2. detail-oriented (adj.) [dee-teyl] [awr-ee-ent, ohr‐] –pays attention to small things Example: The supervisor was very detail-oriented, checking all the employees’ works very carefully.

3. precision (n.) [pri-sizh-uh n] – the quality of being according to the exact measurements or instructions
Example: Making a watch requires precision, or else the watch will not work properly.

4. vocational school (n.) [voh-key-shuh-nl] [skool] – a school that prepares student for a specific kind of profession or job
Example: I learned how to fix a car in vocational school

5. lucrative (adj.) [loo-kruh-tiv] – earning a lot of money
Example: Being a doctor is hard but lucrative job.

Read the text below.

Manufacturing is often considered to be a job for men. But in the US, there is a growing potential for skilled women professionals to be in the manufacturing industry.

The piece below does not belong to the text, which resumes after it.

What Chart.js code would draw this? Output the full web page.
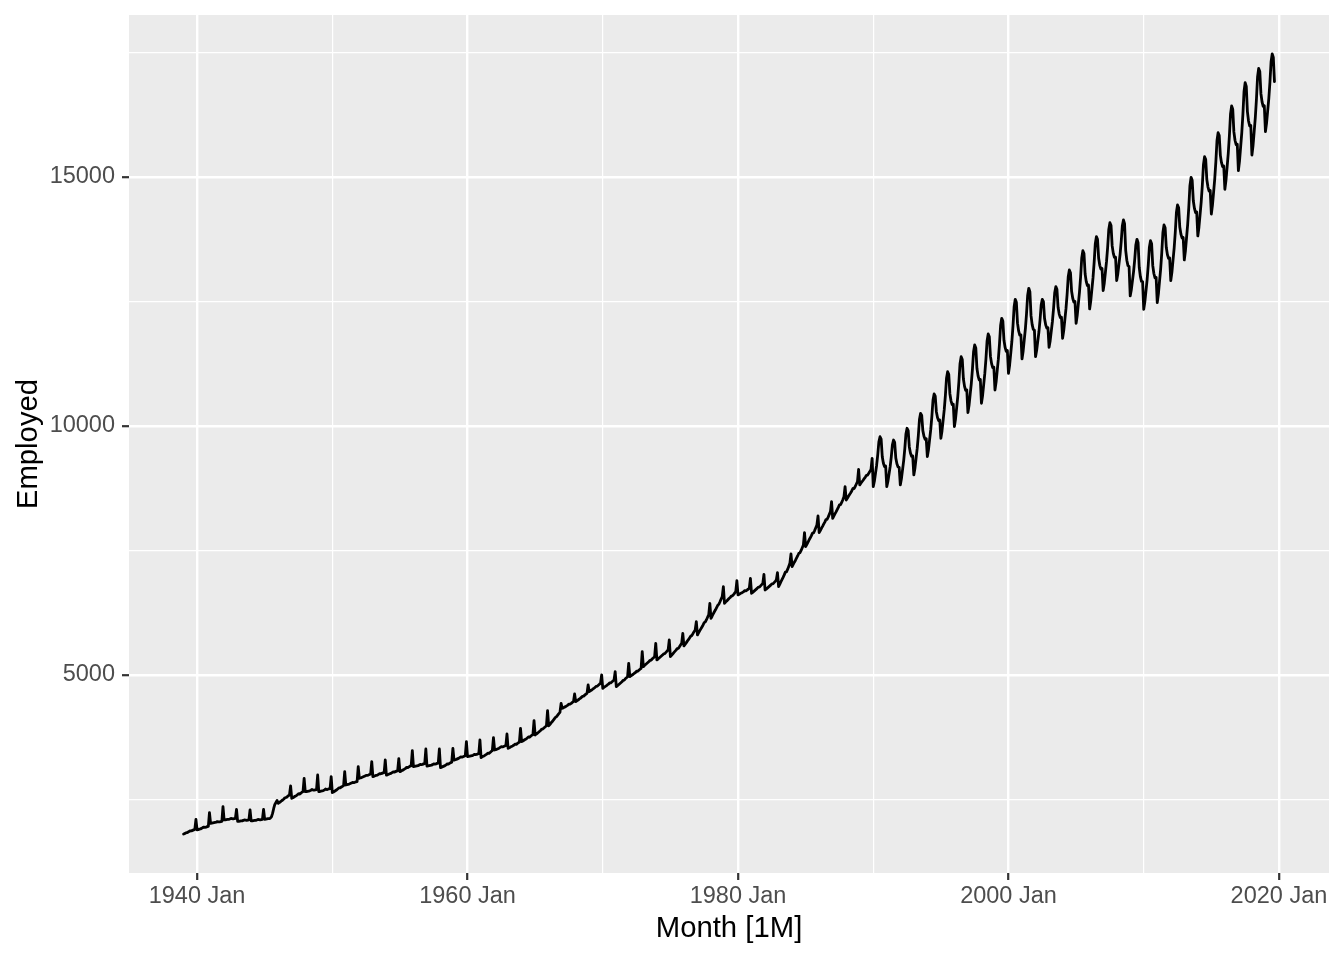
<!DOCTYPE html>
<html><head><meta charset="utf-8">
<script src="https://cdn.jsdelivr.net/npm/chart.js@4.4.1/dist/chart.umd.min.js"></script>
<style>html,body{margin:0;padding:0;background:#fff;}#c{display:block;}</style>
</head><body>
<canvas id="c" width="1344" height="960" style="width:1344px;height:960px"></canvas>
<script>
// Monthly series, starting January 1939
const startYear = 1939;
const emp1930s = [
  1807,1815,1830,1835,1845,1860,1870,1870,1880,1890,1900,2102
];
const emp1940s = [
  1890,1895,1905,1910,1920,1935,1945,1940,1945,1955,1960,2236,
  2020,2025,2030,2035,2040,2045,2055,2050,2050,2055,2060,2356,
  2090,2090,2095,2100,2100,2110,2120,2115,2110,2115,2120,2303,
  2060,2060,2065,2070,2070,2080,2090,2085,2080,2085,2090,2290,
  2070,2070,2075,2080,2080,2090,2100,2095,2090,2095,2100,2303,
  2100,2105,2110,2115,2115,2125,2150,2220,2320,2400,2440,2480,
  2423,2440,2455,2475,2490,2510,2535,2540,2555,2575,2591,2771,
  2524,2535,2550,2565,2575,2595,2615,2610,2625,2645,2658,2925,
  2658,2660,2665,2670,2675,2685,2700,2690,2690,2695,2700,2992,
  2658,2660,2670,2675,2680,2690,2710,2700,2705,2715,2720,2959
];
const emp1950s = [
  2638,2650,2665,2680,2695,2715,2735,2735,2750,2765,2780,3059,
  2791,2800,2805,2810,2820,2830,2845,2840,2845,2855,2860,3159,
  2925,2935,2940,2950,2960,2970,2985,2985,2990,3000,3010,3260,
  2960,2965,2975,2985,2990,3005,3020,3015,3025,3035,3040,3293,
  2990,2995,3005,3015,3025,3040,3055,3050,3060,3070,3080,3320,
  3060,3070,3085,3095,3110,3125,3145,3140,3155,3170,3180,3481,
  3160,3165,3170,3175,3180,3190,3205,3200,3205,3215,3220,3514,
  3170,3175,3180,3185,3190,3200,3215,3210,3215,3225,3230,3514,
  3140,3150,3160,3170,3180,3195,3215,3210,3225,3240,3250,3527,
  3290,3300,3305,3315,3325,3340,3355,3350,3360,3370,3380,3661
];
const emp1960s = [
  3360,3365,3370,3375,3380,3390,3405,3400,3405,3415,3420,3695,
  3340,3355,3370,3380,3395,3410,3430,3425,3445,3465,3480,3742,
  3494,3500,3510,3520,3530,3545,3560,3555,3565,3575,3580,3815,
  3527,3540,3550,3565,3575,3590,3610,3605,3620,3640,3650,3929,
  3661,3675,3690,3705,3715,3735,3755,3750,3770,3790,3800,4083,
  3795,3815,3830,3850,3870,3890,3915,3920,3940,3960,3980,4284,
  3980,4005,4035,4060,4090,4120,4150,4165,4195,4225,4250,4431,
  4331,4340,4355,4365,4380,4395,4415,4415,4430,4450,4465,4619,
  4465,4480,4495,4515,4530,4550,4570,4575,4595,4615,4632,4800,
  4666,4680,4695,4715,4730,4750,4770,4775,4795,4815,4833,5000
];
const emp1970s = [
  4733,4750,4765,4780,4800,4815,4840,4840,4860,4880,4900,5067,
  4766,4785,4805,4825,4845,4865,4890,4895,4925,4945,4967,5235,
  4967,4985,5000,5015,5035,5050,5075,5075,5095,5115,5134,5469,
  5168,5190,5210,5230,5250,5270,5295,5300,5325,5345,5369,5636,
  5302,5320,5340,5360,5380,5400,5425,5430,5455,5480,5503,5703,
  5369,5395,5420,5450,5475,5500,5530,5535,5565,5600,5636,5837,
  5583,5615,5645,5680,5710,5745,5780,5790,5830,5870,5904,6071,
  5804,5845,5885,5925,5965,6005,6050,6065,6110,6160,6207,6439,
  6138,6180,6225,6270,6310,6355,6400,6420,6470,6525,6573,6774,
  6440,6465,6485,6510,6535,6555,6585,6590,6615,6645,6674,6895
];
const emp1980s = [
  6607,6620,6635,6645,6660,6675,6695,6690,6705,6725,6741,6942,
  6640,6660,6680,6700,6720,6740,6765,6765,6790,6815,6841,7022,
  6707,6725,6745,6765,6785,6805,6830,6830,6855,6880,6908,7055,
  6774,6820,6870,6915,6960,7010,7065,7070,7120,7180,7243,7430,
  7176,7220,7265,7305,7350,7395,7445,7455,7500,7555,7611,7858,
  7577,7620,7665,7710,7750,7795,7845,7855,7900,7955,8012,8193,
  7858,7900,7945,7985,8030,8070,8120,8125,8170,8225,8280,8481,
  8146,8190,8235,8275,8320,8365,8415,8420,8465,8520,8581,8782,
  8514,8550,8590,8625,8660,8700,8745,8745,8785,8835,8882,9130,
  8816,8850,8880,8910,8945,8975,9010,9015,9050,9090,9130,9351
];
const emp1990s = [
  8781,8891,9052,9213,9424,9685,9785,9735,9383,9253,9183,9195,
  8781,8884,9034,9184,9381,9624,9718,9673,9357,9240,9177,9170,
  8816,8941,9123,9305,9544,9840,9954,9907,9579,9457,9392,9400,
  9017,9153,9351,9549,9809,10131,10255,10212,9907,9794,9733,9745,
  9385,9523,9725,9926,10190,10517,10643,10599,10287,10171,10109,10120,
  9753,9900,10114,10328,10609,10957,11091,11036,10649,10506,10429,10440,
  9987,10142,10366,10591,10886,11252,11392,11336,10942,10796,10718,10725,
  10268,10417,10635,10852,11138,11491,11627,11568,11159,11006,10924,10935,
  10456,10609,10832,11055,11347,11709,11848,11792,11398,11252,11173,11180,
  10723,10881,11112,11342,11644,12018,12162,12107,11720,11577,11500,11515
];
const emp2000s = [
  11058,11221,11459,11697,12009,12395,12544,12484,12065,11909,11825,11830,
  11346,11502,11729,11956,12254,12623,12765,12696,12216,12037,11941,11925,
  11392,11519,11703,11887,12129,12429,12544,12496,12158,12033,11966,11975,
  11580,11714,11909,12104,12360,12676,12798,12746,12383,12248,12176,12185,
  11761,11912,12131,12351,12639,12996,13133,13079,12705,12565,12490,12500,
  12062,12222,12456,12689,12996,13375,13521,13462,13053,12900,12818,12830,
  12350,12510,12742,12974,13279,13657,13802,13748,13368,13227,13152,13165,
  12718,12868,13087,13305,13592,13947,14083,14025,13617,13466,13385,13390,
  12919,13053,13248,13443,13699,14015,14137,14061,13527,13328,13221,13200,
  12611,12736,12918,13100,13339,13635,13749,13679,13187,13004,12905,12900
];
const emp2010s = [
  12343,12495,12715,12936,13226,13584,13722,13660,13224,13062,12975,12985,
  12477,12648,12898,13147,13475,13880,14036,13980,13589,13444,13366,13375,
  12919,13086,13329,13572,13891,14286,14438,14383,13996,13853,13776,13785,
  13334,13516,13782,14047,14396,14827,14993,14934,14522,14369,14287,14300,
  13816,13991,14246,14501,14835,15249,15408,15350,14948,14798,14717,14730,
  14257,14437,14698,14959,15302,15727,15890,15833,15435,15287,15208,15220,
  14753,14937,15205,15472,15824,16259,16426,16361,15906,15738,15647,15660,
  15127,15321,15604,15887,16258,16717,16894,16821,16313,16124,16023,16035,
  15442,15633,15912,16190,16556,17008,17182,17118,16673,16508,16419,16430,
  15910,16082,16331,16581,16908,17314,17470,17400,16915
];

// Axis breaks: grid lines (major + minor) and labelled major ticks
const xGridYears = [1940, 1950, 1960, 1970, 1980, 1990, 2000, 2010, 2020];
const xMajorYears = [1940, 1960, 1980, 2000, 2020];
const yGridValues = [2500, 5000, 7500, 10000, 12500, 15000, 17500];
const yMajorValues = [5000, 10000, 15000];
const xTitleText = 'Month [1M]';
const yTitleText = 'Employed';

const employed = [].concat(emp1930s, emp1940s, emp1950s, emp1960s, emp1970s, emp1980s, emp1990s, emp2000s, emp2010s);
const points = employed.map((v, i) => ({ x: startYear + i / 12, y: v }));

// ggplot-style 5% expansion of the data range
const xLo = points[0].x, xHi = points[points.length - 1].x;
const yLo = Math.min(...employed), yHi = Math.max(...employed);
const xPad = (xHi - xLo) * 0.05, yPad = (yHi - yLo) * 0.05;

const FONT = "'Liberation Sans', Arial, Helvetica, sans-serif";
const isMajorX = v => xMajorYears.includes(Math.round(v));
const isMajorY = v => yMajorValues.includes(Math.round(v));

const bgPlugin = {
  id: 'bg',
  beforeDraw(chart) {
    const { ctx, chartArea: a } = chart;
    ctx.save();
    ctx.fillStyle = '#FFFFFF';
    ctx.fillRect(0, 0, chart.width, chart.height);
    ctx.fillStyle = '#EBEBEB';
    ctx.fillRect(a.left, a.top, a.right - a.left, a.bottom - a.top);
    ctx.restore();
  }
};

new Chart(document.getElementById('c'), {
  type: 'line',
  data: {
    datasets: [{
      data: points,
      borderColor: '#000000',
      borderWidth: 2.8,
      pointRadius: 0,
      tension: 0,
      fill: false,
      borderJoinStyle: 'round',
      borderCapStyle: 'round'
    }]
  },
  options: {
    responsive: false,
    animation: false,
    devicePixelRatio: 1,
    events: [],
    parsing: false,
    layout: { padding: { left: 0, right: 15, top: 15, bottom: 0 } },
    plugins: { legend: { display: false }, tooltip: { enabled: false } },
    scales: {
      x: {
        type: 'linear',
        min: xLo - xPad,
        max: xHi + xPad,
        afterBuildTicks: s => { s.ticks = xGridYears.map(v => ({ value: v })); },
        afterFit: s => { s.height = 87; s.paddingLeft = 0; s.paddingRight = 0; },
        border: { display: false },
        grid: {
          color: '#FFFFFF',
          lineWidth: c => (c.tick && isMajorX(c.tick.value)) ? 2.4 : 1.2,
          tickColor: c => (c.tick && isMajorX(c.tick.value)) ? '#333333' : 'rgba(0,0,0,0)',
          tickLength: 7,
          tickWidth: 2.2,
          drawTicks: true
        },
        ticks: {
          autoSkip: false,
          maxRotation: 0,
          padding: 2,
          color: '#4D4D4D',
          font: { family: FONT, size: 23.5 },
          callback: v => isMajorX(v) ? Math.round(v) + ' Jan' : ''
        },
        title: {
          display: true,
          text: xTitleText,
          color: '#000000',
          font: { family: FONT, size: 29.3 },
          padding: { top: 0, bottom: 14 }
        }
      },
      y: {
        type: 'linear',
        min: yLo - yPad,
        max: yHi + yPad,
        afterBuildTicks: s => { s.ticks = yGridValues.map(v => ({ value: v })); },
        afterFit: s => { s.width = 129; s.paddingTop = 0; s.paddingBottom = 0; },
        border: { display: false },
        grid: {
          color: '#FFFFFF',
          lineWidth: c => (c.tick && isMajorY(c.tick.value)) ? 2.4 : 1.2,
          tickColor: c => (c.tick && isMajorY(c.tick.value)) ? '#333333' : 'rgba(0,0,0,0)',
          tickLength: 7,
          tickWidth: 2.2,
          drawTicks: true
        },
        ticks: {
          autoSkip: false,
          padding: 7,
          color: '#4D4D4D',
          font: { family: FONT, size: 23.5 },
          callback: v => isMajorY(v) ? String(Math.round(v)) : ''
        },
        title: {
          display: true,
          text: yTitleText,
          color: '#000000',
          font: { family: FONT, size: 29.3 },
          padding: { top: 11, bottom: 0 }
        }
      }
    }
  },
  plugins: [bgPlugin]
});
</script>
</body></html>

In the past, working in manufacturing meant having to carry heavy loads, which is why most workers were men. Today, manufacturing is mostly computerized. Both men and women can be trained to operate the high-tech machines.

April Senase, an expert on automated machines for Kitagawa NorthTech in Illinois, says that, in fact, women’s detail-oriented attitude matches well with the precision needed in today’s manufacturing.

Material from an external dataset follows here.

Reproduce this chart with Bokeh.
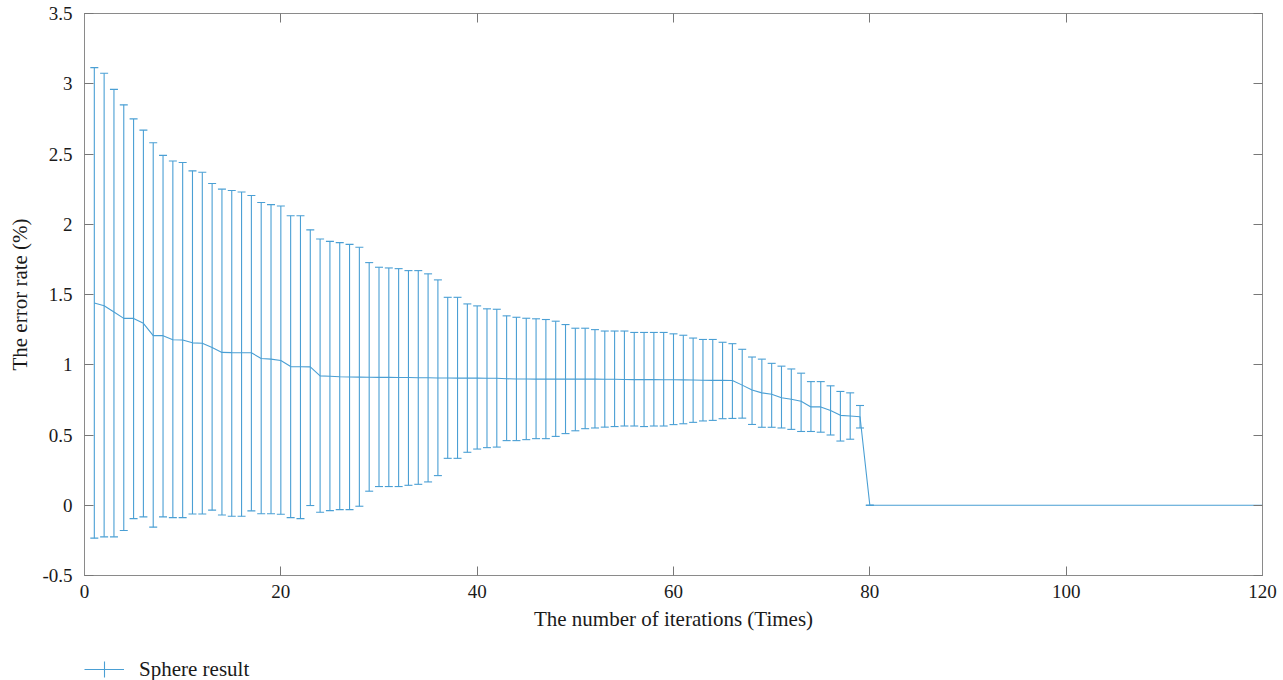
from bokeh.plotting import figure
from bokeh.layouts import column
from bokeh.models import (Range1d, LinearAxis, FixedTicker, Legend, LegendItem,
                          ColumnDataSource, CustomLabelingPolicy)
from bokeh.embed import file_html
from bokeh.resources import INLINE

# ---------------- data ----------------
iterations = list(range(1, 81))
mean_rate = [1.44, 1.42, 1.375, 1.33, 1.33, 1.295, 1.207, 1.207, 1.178, 1.176,
             1.156, 1.153, 1.123, 1.088, 1.086, 1.085, 1.085, 1.045, 1.04, 1.03,
             0.987, 0.986, 0.985, 0.921, 0.918, 0.915, 0.913, 0.912, 0.911, 0.91,
             0.91, 0.909, 0.909, 0.908, 0.908, 0.906, 0.906, 0.905, 0.905, 0.905,
             0.904, 0.904, 0.9, 0.899, 0.899, 0.898, 0.898, 0.898, 0.898, 0.898,
             0.898, 0.898, 0.897, 0.897, 0.895, 0.894, 0.894, 0.894, 0.893, 0.893,
             0.892, 0.891, 0.89, 0.889, 0.889, 0.888, 0.855, 0.82, 0.80, 0.79,
             0.765, 0.755, 0.74, 0.70, 0.70, 0.675, 0.64, 0.635, 0.63, 0.0]
upper_rate = [3.115, 3.075, 2.96, 2.85, 2.75, 2.67, 2.58, 2.49, 2.45, 2.44,
              2.38, 2.37, 2.29, 2.25, 2.24, 2.23, 2.205, 2.155, 2.14, 2.13,
              2.06, 2.06, 1.96, 1.895, 1.878, 1.869, 1.857, 1.836, 1.727, 1.694,
              1.689, 1.684, 1.67, 1.67, 1.647, 1.604, 1.48, 1.48, 1.433, 1.419,
              1.398, 1.395, 1.348, 1.338, 1.331, 1.327, 1.322, 1.31, 1.286, 1.26,
              1.26, 1.25, 1.24, 1.24, 1.24, 1.23, 1.23, 1.23, 1.23, 1.22,
              1.21, 1.19, 1.18, 1.18, 1.16, 1.15, 1.11, 1.055, 1.04, 1.01,
              0.99, 0.97, 0.94, 0.88, 0.88, 0.85, 0.81, 0.80, 0.71, 0.0]
lower_rate = [-0.234, -0.225, -0.225, -0.18, -0.095, -0.083, -0.156, -0.083, -0.088, -0.088,
              -0.062, -0.062, -0.035, -0.069, -0.078, -0.078, -0.04, -0.06, -0.06, -0.064,
              -0.088, -0.095, -0.002, -0.05, -0.038, -0.031, -0.031, -0.007, 0.10, 0.133,
              0.133, 0.133, 0.142, 0.149, 0.166, 0.211, 0.334, 0.334, 0.377, 0.40,
              0.41, 0.414, 0.46, 0.46, 0.467, 0.474, 0.474, 0.49, 0.51, 0.53,
              0.545, 0.55, 0.556, 0.56, 0.564, 0.564, 0.56, 0.564, 0.564, 0.574,
              0.58, 0.59, 0.60, 0.604, 0.616, 0.618, 0.62, 0.575, 0.555, 0.555,
              0.55, 0.54, 0.525, 0.525, 0.52, 0.50, 0.457, 0.47, 0.55, 0.0]
tail_iterations = list(range(81, 121))
tail_rate = [0.0] * 40

x_ticks = [0, 20, 40, 60, 80, 100, 120]
y_ticks = [-0.5, 0, 0.5, 1, 1.5, 2, 2.5, 3, 3.5]
y_tick_labels = ["-0.5", "0", "0.5", "1", "1.5", "2", "2.5", "3", "3.5"]

series_label = "Sphere result"
x_title = "The number of iterations (Times)"
y_title = "The error rate (%)"

# ---------------- style ----------------
BLUE = "#4a9fd4"
FONT = "Liberation Serif"
FS_TICK = "19px"
FS_TITLE = "21px"
AXIS_GRAY = "#8a8a8a"
TEXT = "#1a1a1a"

p = figure(width=1283, height=640, output_backend="svg", toolbar_location=None,
           x_range=Range1d(0, 120), y_range=Range1d(-0.5, 3.5),
           min_border_left=84, min_border_right=21, min_border_top=13,
           min_border_bottom=65, x_axis_location=None, y_axis_location=None)
p.grid.visible = False
p.outline_line_color = AXIS_GRAY
p.outline_line_width = 1
p.background_fill_color = "white"
p.border_fill_color = "white"

overrides = dict(zip(y_ticks, y_tick_labels))
no_labels = CustomLabelingPolicy(code="""
    const all = Array.from(indices);
    for (const i of all) { indices.unset(i); }
    return indices;
""")

def style_axis(ax, show_labels, ticks):
    ax.axis_line_color = AXIS_GRAY
    ax.major_tick_line_color = "#777777"
    ax.major_tick_in = 9
    ax.major_tick_out = 0
    ax.minor_tick_line_color = None
    ax.major_label_text_font = FONT
    ax.major_label_text_font_size = FS_TICK
    ax.major_label_text_color = TEXT
    ax.axis_label_text_font = FONT
    ax.axis_label_text_font_size = FS_TITLE
    ax.axis_label_text_font_style = "normal"
    ax.axis_label_text_color = TEXT
    if not show_labels:
        ax.major_label_overrides = {t: "" for t in ticks}
        ax.major_label_policy = no_labels
        ax.major_label_standoff = 0

xb = LinearAxis(ticker=FixedTicker(ticks=x_ticks), axis_label=x_title)
style_axis(xb, True, x_ticks)
xb.major_label_standoff = 9
xb.axis_label_standoff = 6
p.add_layout(xb, "below")

yl = LinearAxis(ticker=FixedTicker(ticks=y_ticks), axis_label=y_title,
                major_label_overrides=overrides)
style_axis(yl, True, y_ticks)
yl.major_label_standoff = 12
yl.axis_label_standoff = 7
p.add_layout(yl, "left")

xt = LinearAxis(ticker=FixedTicker(ticks=x_ticks))
style_axis(xt, False, x_ticks)
p.add_layout(xt, "above")
yr = LinearAxis(ticker=FixedTicker(ticks=y_ticks))
style_axis(yr, False, y_ticks)
p.add_layout(yr, "right")

# ---------------- glyphs ----------------
src = ColumnDataSource(dict(x=iterations, m=mean_rate, lo=lower_rate, hi=upper_rate))
p.segment(x0="x", y0="lo", x1="x", y1="hi", source=src, line_color=BLUE, line_width=1.1)
p.scatter(x="x", y="hi", source=src, marker="dash", size=8, line_color=BLUE, line_width=1.1)
p.scatter(x="x", y="lo", source=src, marker="dash", size=8, line_color=BLUE, line_width=1.1)

line_src = ColumnDataSource(dict(x=iterations + tail_iterations, y=mean_rate + tail_rate))
p.line(x="x", y="y", source=line_src, line_color=BLUE, line_width=1.1)

# ---------------- legend strip below the chart ----------------
lg = figure(width=1283, height=40, output_backend="svg", toolbar_location=None,
            x_range=Range1d(0, 120), y_range=Range1d(-0.5, 3.5),
            min_border=0, x_axis_location=None, y_axis_location=None)
lg.grid.visible = False
lg.outline_line_color = None
lg.border_fill_color = "white"
lg_line = lg.line(x="x", y="y", source=line_src, line_color=BLUE, line_width=1.1)
lg_icon = lg.scatter(x="x", y="m", source=src, marker="cross", size=16,
                     line_color=BLUE, line_width=1.1)
lg_line.visible = False
lg_icon.visible = False

legend = Legend(items=[LegendItem(label=series_label, renderers=[lg_line, lg_icon])],
                location=(0, -11), orientation="horizontal",
                border_line_color=None, background_fill_alpha=0,
                label_text_font=FONT, label_text_font_size=FS_TITLE, label_text_color=TEXT,
                glyph_width=40, glyph_height=44, label_standoff=15, label_height=20,
                margin=0, padding=0, spacing=0)
lg.add_layout(legend, "center")

layout = column(p, lg, spacing=0)
open("out.html", "w").write(file_html(layout, INLINE))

In high school, Senase’s teacher persuaded her to try manufacturing because it was a lucrative job and Senase was good at math. She has since worked and held high positions in several factories for the past 13 years. Senase now earns up to $40 an hour—overtime pay included—because there are not enough skilled workers like her.

The growing US’ manufacturing industry needs many more skilled workers. This need is being addressed by vocational schools, such as Symbol Job Training.

To encourage more women to consider a career in manufacturing, Symbol hired Senase as a female instructor for night classes. April admits she has experienced some difficulties working and teaching in such a male-dominated profession. Some men do not want to be instructed by a woman, she shared.

Currently, only a third (1/3) of factory workers are women, a number both Senase and Symbol hope will rise in the future.

Viewpoint Discussion
Enjoy a discussion with your tutor. 

Discussion A

·         Why do you think there are so few women working in the manufacturing industry?
·         How can more women be encouraged to work in an industry or kind of job where there are mostly male workers?

Discussion B

·         What kind of jobs are men usually good at? What kind of jobs are women usually good at?
·         Do you believe there are jobs that only men or only women can do? Please explain your answer.